Retype, word for word, the lines between the ones holding "Clone this chart in matplotlib." and "from matplotlib.transforms import Affine2D", inclusive; pictures stay out of the copy.

**Data provided:**
* Begin *

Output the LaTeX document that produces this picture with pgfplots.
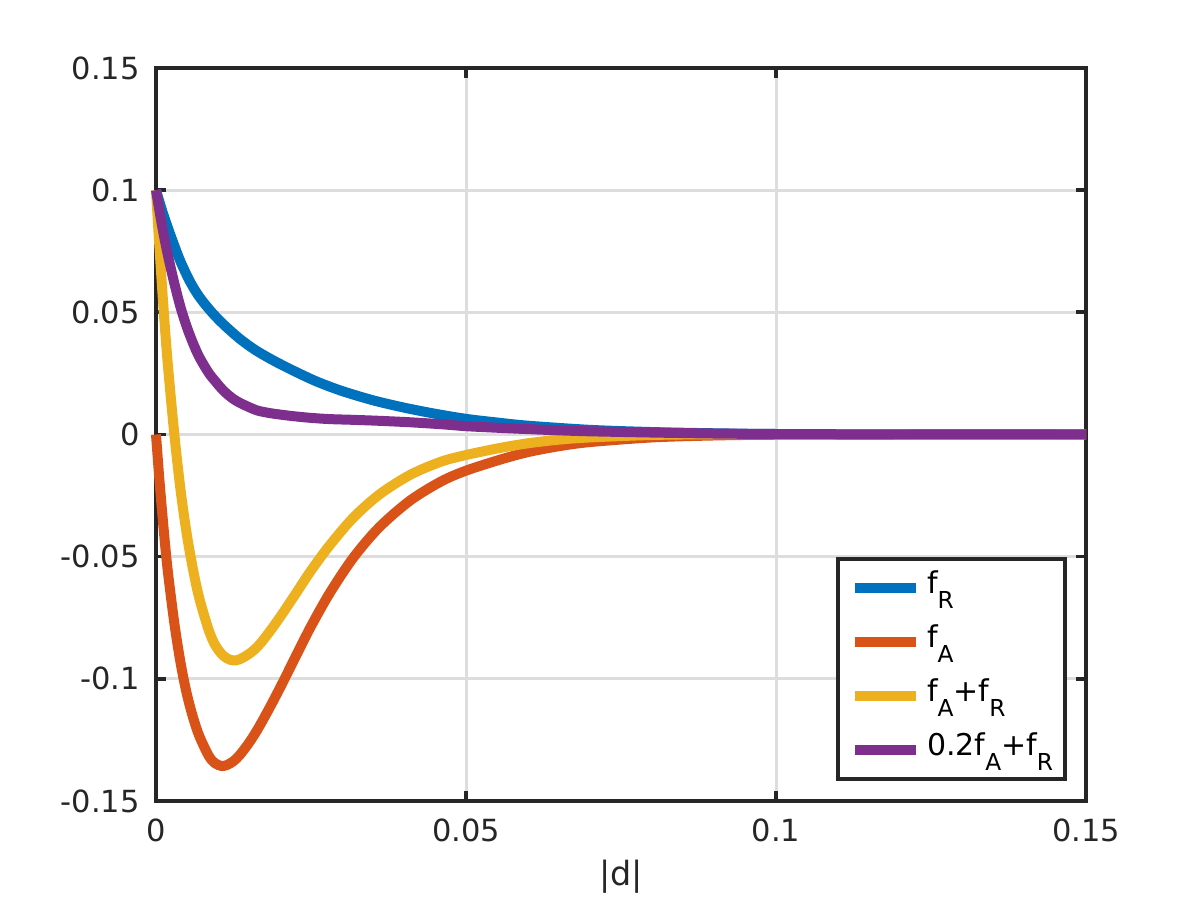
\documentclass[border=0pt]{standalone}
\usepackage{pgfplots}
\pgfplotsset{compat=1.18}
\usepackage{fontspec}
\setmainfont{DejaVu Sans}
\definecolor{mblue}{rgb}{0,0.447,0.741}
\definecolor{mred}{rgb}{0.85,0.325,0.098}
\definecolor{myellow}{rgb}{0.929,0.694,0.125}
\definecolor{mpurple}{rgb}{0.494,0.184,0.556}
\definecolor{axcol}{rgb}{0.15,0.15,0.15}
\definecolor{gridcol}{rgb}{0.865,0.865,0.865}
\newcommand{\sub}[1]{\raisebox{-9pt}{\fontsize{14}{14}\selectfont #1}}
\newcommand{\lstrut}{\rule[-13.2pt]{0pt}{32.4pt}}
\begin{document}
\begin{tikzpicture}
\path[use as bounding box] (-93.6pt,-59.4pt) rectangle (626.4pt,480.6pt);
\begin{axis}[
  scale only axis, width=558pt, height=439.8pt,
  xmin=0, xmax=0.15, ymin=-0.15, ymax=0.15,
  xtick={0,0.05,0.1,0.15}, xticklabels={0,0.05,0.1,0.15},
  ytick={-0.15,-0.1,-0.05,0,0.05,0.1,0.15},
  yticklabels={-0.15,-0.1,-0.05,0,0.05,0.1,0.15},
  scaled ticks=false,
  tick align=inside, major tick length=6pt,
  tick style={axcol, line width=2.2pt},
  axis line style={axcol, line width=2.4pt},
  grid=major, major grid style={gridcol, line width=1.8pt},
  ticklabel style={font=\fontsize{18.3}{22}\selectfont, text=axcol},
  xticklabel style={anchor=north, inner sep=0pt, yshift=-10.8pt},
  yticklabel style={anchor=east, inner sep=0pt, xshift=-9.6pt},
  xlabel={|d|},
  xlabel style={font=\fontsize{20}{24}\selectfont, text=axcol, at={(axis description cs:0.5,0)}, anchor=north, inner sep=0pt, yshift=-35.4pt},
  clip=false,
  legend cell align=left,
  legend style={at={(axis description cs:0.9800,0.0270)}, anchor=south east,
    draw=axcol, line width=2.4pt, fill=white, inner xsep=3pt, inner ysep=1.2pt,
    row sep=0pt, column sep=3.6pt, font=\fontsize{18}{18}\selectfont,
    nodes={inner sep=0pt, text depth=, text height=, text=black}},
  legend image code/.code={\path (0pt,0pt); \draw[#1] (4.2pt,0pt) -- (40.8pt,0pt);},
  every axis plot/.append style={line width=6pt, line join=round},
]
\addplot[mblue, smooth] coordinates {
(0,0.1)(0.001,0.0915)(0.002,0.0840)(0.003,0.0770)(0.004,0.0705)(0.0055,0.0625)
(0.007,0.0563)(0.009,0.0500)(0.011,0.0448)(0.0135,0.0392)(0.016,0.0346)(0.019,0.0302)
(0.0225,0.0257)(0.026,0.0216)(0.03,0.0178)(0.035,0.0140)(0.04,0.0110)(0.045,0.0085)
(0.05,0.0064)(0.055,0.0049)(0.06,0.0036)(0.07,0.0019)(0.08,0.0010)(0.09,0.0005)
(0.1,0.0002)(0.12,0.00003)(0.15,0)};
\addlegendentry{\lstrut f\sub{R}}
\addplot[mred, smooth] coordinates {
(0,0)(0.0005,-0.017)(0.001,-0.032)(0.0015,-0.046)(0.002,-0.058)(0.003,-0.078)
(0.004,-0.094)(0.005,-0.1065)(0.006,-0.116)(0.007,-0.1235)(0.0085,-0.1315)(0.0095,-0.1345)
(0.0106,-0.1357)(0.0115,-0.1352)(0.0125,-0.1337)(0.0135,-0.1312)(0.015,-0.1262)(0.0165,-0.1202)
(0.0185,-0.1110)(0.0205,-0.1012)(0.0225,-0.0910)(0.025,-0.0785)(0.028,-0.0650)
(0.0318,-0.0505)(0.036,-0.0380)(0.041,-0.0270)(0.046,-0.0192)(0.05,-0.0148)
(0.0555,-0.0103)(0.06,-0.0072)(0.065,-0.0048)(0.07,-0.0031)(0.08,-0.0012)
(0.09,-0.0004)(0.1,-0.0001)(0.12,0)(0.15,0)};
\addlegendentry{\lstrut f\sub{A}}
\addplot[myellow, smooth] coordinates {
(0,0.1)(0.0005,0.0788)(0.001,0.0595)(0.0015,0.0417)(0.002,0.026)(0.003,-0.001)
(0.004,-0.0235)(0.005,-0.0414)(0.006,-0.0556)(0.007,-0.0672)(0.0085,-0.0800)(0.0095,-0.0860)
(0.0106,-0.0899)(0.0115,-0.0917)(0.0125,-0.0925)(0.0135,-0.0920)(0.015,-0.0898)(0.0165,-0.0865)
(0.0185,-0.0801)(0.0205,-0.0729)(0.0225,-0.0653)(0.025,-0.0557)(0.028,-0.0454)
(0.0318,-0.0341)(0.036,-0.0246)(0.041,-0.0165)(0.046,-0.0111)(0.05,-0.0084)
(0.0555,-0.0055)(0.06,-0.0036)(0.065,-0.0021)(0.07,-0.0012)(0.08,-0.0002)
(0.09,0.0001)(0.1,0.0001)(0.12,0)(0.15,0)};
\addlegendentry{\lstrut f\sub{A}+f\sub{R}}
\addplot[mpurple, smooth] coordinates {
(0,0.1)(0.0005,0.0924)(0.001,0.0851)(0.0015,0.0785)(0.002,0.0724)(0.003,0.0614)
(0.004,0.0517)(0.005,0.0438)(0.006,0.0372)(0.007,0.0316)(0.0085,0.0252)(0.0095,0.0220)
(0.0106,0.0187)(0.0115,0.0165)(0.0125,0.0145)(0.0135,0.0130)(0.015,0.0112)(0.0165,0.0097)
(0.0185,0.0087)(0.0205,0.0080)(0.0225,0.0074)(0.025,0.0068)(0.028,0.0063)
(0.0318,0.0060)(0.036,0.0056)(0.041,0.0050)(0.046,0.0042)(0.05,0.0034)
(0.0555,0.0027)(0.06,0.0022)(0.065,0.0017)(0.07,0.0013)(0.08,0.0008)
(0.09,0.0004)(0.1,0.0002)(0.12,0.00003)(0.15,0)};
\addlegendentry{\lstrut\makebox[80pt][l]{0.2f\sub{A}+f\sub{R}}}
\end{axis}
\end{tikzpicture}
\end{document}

* End *
* Begin *

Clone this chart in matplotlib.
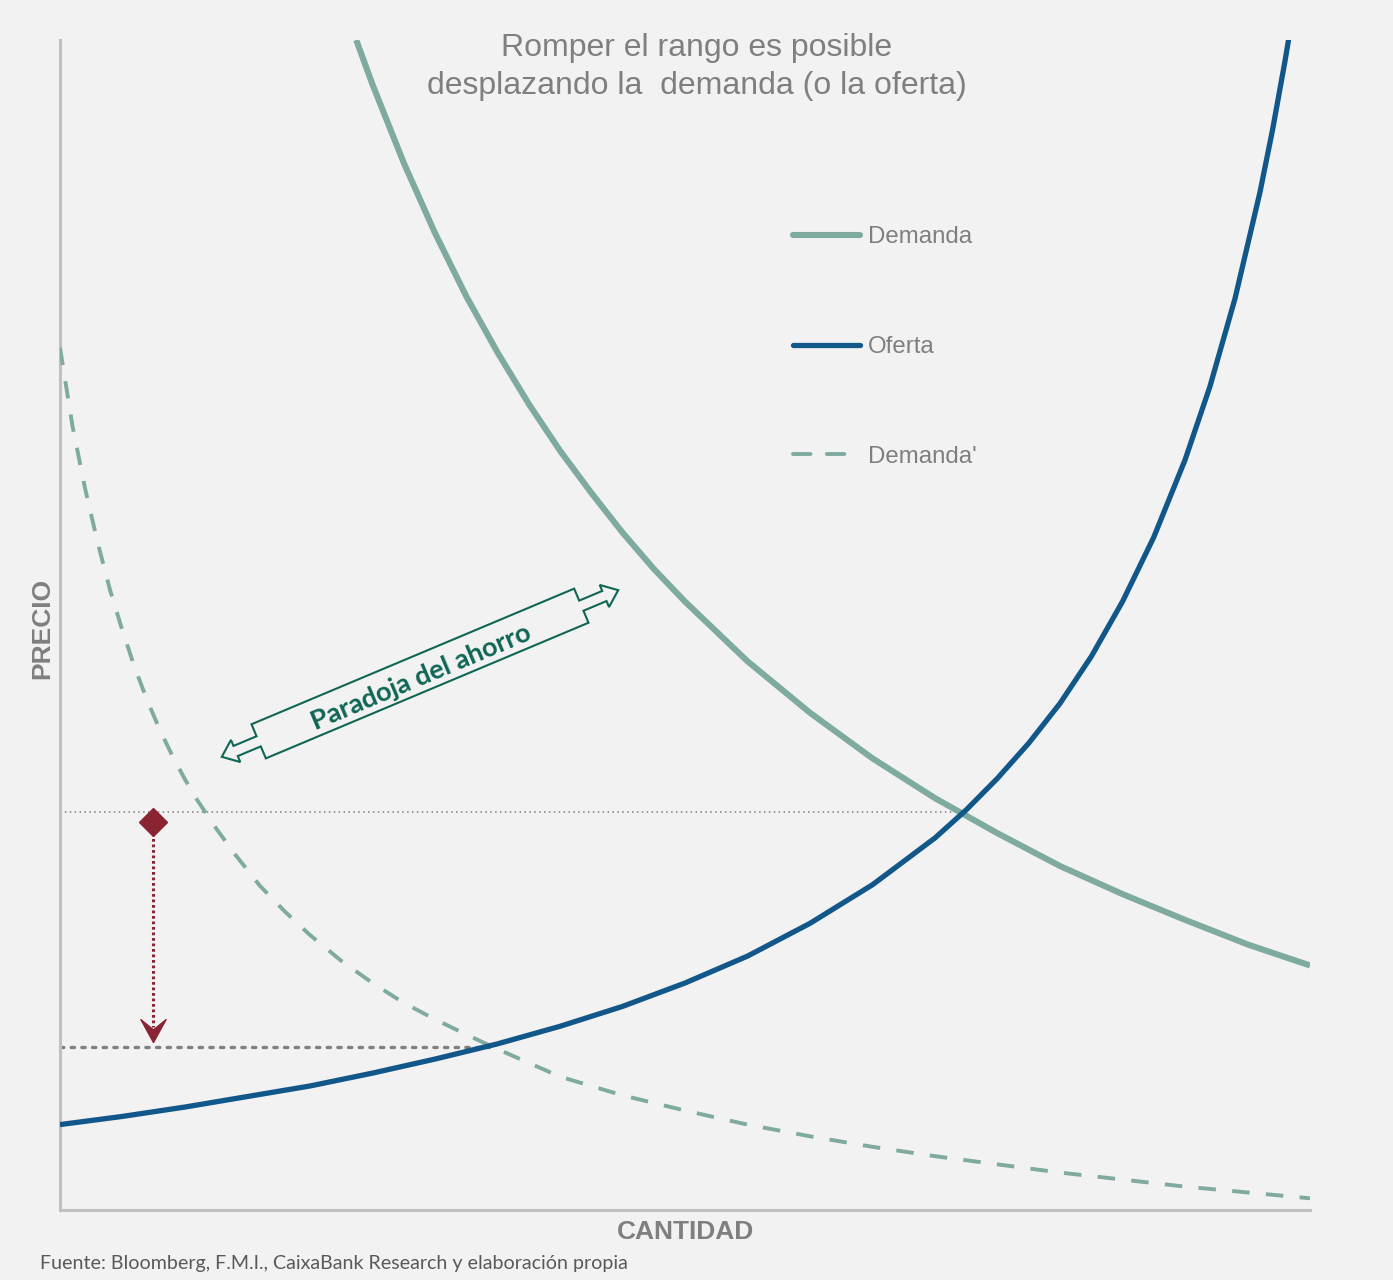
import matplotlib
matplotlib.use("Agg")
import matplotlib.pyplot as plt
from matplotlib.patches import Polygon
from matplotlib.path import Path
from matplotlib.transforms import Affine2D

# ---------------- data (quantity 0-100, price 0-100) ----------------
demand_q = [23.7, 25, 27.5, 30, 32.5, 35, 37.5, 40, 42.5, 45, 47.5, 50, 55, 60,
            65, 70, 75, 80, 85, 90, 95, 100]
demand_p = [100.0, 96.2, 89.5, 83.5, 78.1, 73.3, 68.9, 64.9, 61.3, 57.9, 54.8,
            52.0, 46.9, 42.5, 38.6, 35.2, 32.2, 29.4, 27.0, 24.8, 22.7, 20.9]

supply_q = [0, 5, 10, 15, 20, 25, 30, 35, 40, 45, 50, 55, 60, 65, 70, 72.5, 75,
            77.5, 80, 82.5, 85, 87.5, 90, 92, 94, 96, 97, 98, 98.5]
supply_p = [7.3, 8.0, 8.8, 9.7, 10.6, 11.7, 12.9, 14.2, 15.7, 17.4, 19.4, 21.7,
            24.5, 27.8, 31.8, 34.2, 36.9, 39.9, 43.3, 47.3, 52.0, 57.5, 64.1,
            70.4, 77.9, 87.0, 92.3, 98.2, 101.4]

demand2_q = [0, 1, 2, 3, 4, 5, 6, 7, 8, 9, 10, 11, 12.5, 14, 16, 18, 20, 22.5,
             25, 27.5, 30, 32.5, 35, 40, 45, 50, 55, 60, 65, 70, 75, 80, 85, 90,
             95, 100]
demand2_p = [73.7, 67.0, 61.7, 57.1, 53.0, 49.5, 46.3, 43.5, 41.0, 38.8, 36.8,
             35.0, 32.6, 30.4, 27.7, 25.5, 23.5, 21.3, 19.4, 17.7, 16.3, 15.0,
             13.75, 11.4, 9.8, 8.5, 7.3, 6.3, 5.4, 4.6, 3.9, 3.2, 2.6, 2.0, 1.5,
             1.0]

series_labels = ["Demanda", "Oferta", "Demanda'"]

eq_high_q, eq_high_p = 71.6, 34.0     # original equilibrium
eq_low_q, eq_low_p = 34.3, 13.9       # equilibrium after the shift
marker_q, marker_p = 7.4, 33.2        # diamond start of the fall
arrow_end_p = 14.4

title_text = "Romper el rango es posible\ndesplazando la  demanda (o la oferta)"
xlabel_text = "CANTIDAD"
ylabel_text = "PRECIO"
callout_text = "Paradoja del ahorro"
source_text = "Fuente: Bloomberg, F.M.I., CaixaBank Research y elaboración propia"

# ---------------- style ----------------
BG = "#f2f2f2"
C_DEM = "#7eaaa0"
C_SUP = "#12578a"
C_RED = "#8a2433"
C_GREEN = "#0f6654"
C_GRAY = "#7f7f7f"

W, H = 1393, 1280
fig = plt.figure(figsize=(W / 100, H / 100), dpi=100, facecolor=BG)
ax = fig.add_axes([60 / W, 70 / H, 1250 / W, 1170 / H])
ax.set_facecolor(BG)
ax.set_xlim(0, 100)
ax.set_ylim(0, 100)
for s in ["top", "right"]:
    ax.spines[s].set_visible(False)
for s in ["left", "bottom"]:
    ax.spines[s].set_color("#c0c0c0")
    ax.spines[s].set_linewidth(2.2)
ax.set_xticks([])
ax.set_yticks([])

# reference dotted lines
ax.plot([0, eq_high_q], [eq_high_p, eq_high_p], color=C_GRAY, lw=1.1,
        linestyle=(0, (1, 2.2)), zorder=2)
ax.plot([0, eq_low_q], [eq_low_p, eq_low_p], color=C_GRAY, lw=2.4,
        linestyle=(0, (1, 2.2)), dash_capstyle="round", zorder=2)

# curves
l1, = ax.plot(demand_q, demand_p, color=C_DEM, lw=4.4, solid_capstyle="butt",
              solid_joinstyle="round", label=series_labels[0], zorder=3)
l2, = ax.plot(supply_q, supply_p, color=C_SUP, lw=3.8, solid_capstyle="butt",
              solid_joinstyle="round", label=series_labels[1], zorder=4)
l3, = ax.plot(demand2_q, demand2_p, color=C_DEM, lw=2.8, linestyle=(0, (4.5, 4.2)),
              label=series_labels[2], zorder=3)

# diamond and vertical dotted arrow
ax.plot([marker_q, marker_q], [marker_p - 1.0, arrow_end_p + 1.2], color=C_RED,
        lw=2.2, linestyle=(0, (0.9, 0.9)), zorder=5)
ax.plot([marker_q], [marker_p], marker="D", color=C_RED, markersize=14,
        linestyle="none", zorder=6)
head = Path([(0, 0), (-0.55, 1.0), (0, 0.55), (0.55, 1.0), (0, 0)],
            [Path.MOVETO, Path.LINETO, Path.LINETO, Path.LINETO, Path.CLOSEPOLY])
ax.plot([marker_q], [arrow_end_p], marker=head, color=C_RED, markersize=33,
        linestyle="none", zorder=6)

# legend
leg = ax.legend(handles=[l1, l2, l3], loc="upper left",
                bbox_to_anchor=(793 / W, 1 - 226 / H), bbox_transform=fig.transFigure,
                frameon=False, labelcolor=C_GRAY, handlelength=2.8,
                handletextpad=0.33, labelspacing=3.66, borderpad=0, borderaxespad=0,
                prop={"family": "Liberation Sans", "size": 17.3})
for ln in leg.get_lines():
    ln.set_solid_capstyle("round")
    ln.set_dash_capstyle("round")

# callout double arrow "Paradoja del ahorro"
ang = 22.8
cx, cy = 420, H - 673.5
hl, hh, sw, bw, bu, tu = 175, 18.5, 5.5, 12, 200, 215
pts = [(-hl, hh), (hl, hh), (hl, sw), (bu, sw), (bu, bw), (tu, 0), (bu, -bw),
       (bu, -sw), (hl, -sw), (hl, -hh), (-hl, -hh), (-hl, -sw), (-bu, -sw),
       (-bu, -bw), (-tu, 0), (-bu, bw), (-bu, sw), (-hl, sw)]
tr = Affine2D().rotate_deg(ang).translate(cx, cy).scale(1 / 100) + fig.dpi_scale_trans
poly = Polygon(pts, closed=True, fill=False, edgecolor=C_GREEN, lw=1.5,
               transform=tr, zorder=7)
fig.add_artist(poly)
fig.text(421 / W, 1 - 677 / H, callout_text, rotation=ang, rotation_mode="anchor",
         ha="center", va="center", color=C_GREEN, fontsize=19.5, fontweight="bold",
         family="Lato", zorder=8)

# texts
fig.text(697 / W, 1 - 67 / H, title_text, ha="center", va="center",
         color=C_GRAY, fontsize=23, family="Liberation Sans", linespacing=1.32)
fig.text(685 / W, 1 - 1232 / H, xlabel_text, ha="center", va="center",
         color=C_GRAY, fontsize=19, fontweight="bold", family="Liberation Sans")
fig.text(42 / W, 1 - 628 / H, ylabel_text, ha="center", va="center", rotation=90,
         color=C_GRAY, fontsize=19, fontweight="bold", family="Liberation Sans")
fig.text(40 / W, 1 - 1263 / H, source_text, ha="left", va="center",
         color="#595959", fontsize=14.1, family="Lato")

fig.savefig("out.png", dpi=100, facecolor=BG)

* End *

**Exercise answer:**
Clone this chart in matplotlib.
import matplotlib
matplotlib.use("Agg")
import matplotlib.pyplot as plt
from matplotlib.patches import Polygon
from matplotlib.path import Path
from matplotlib.transforms import Affine2D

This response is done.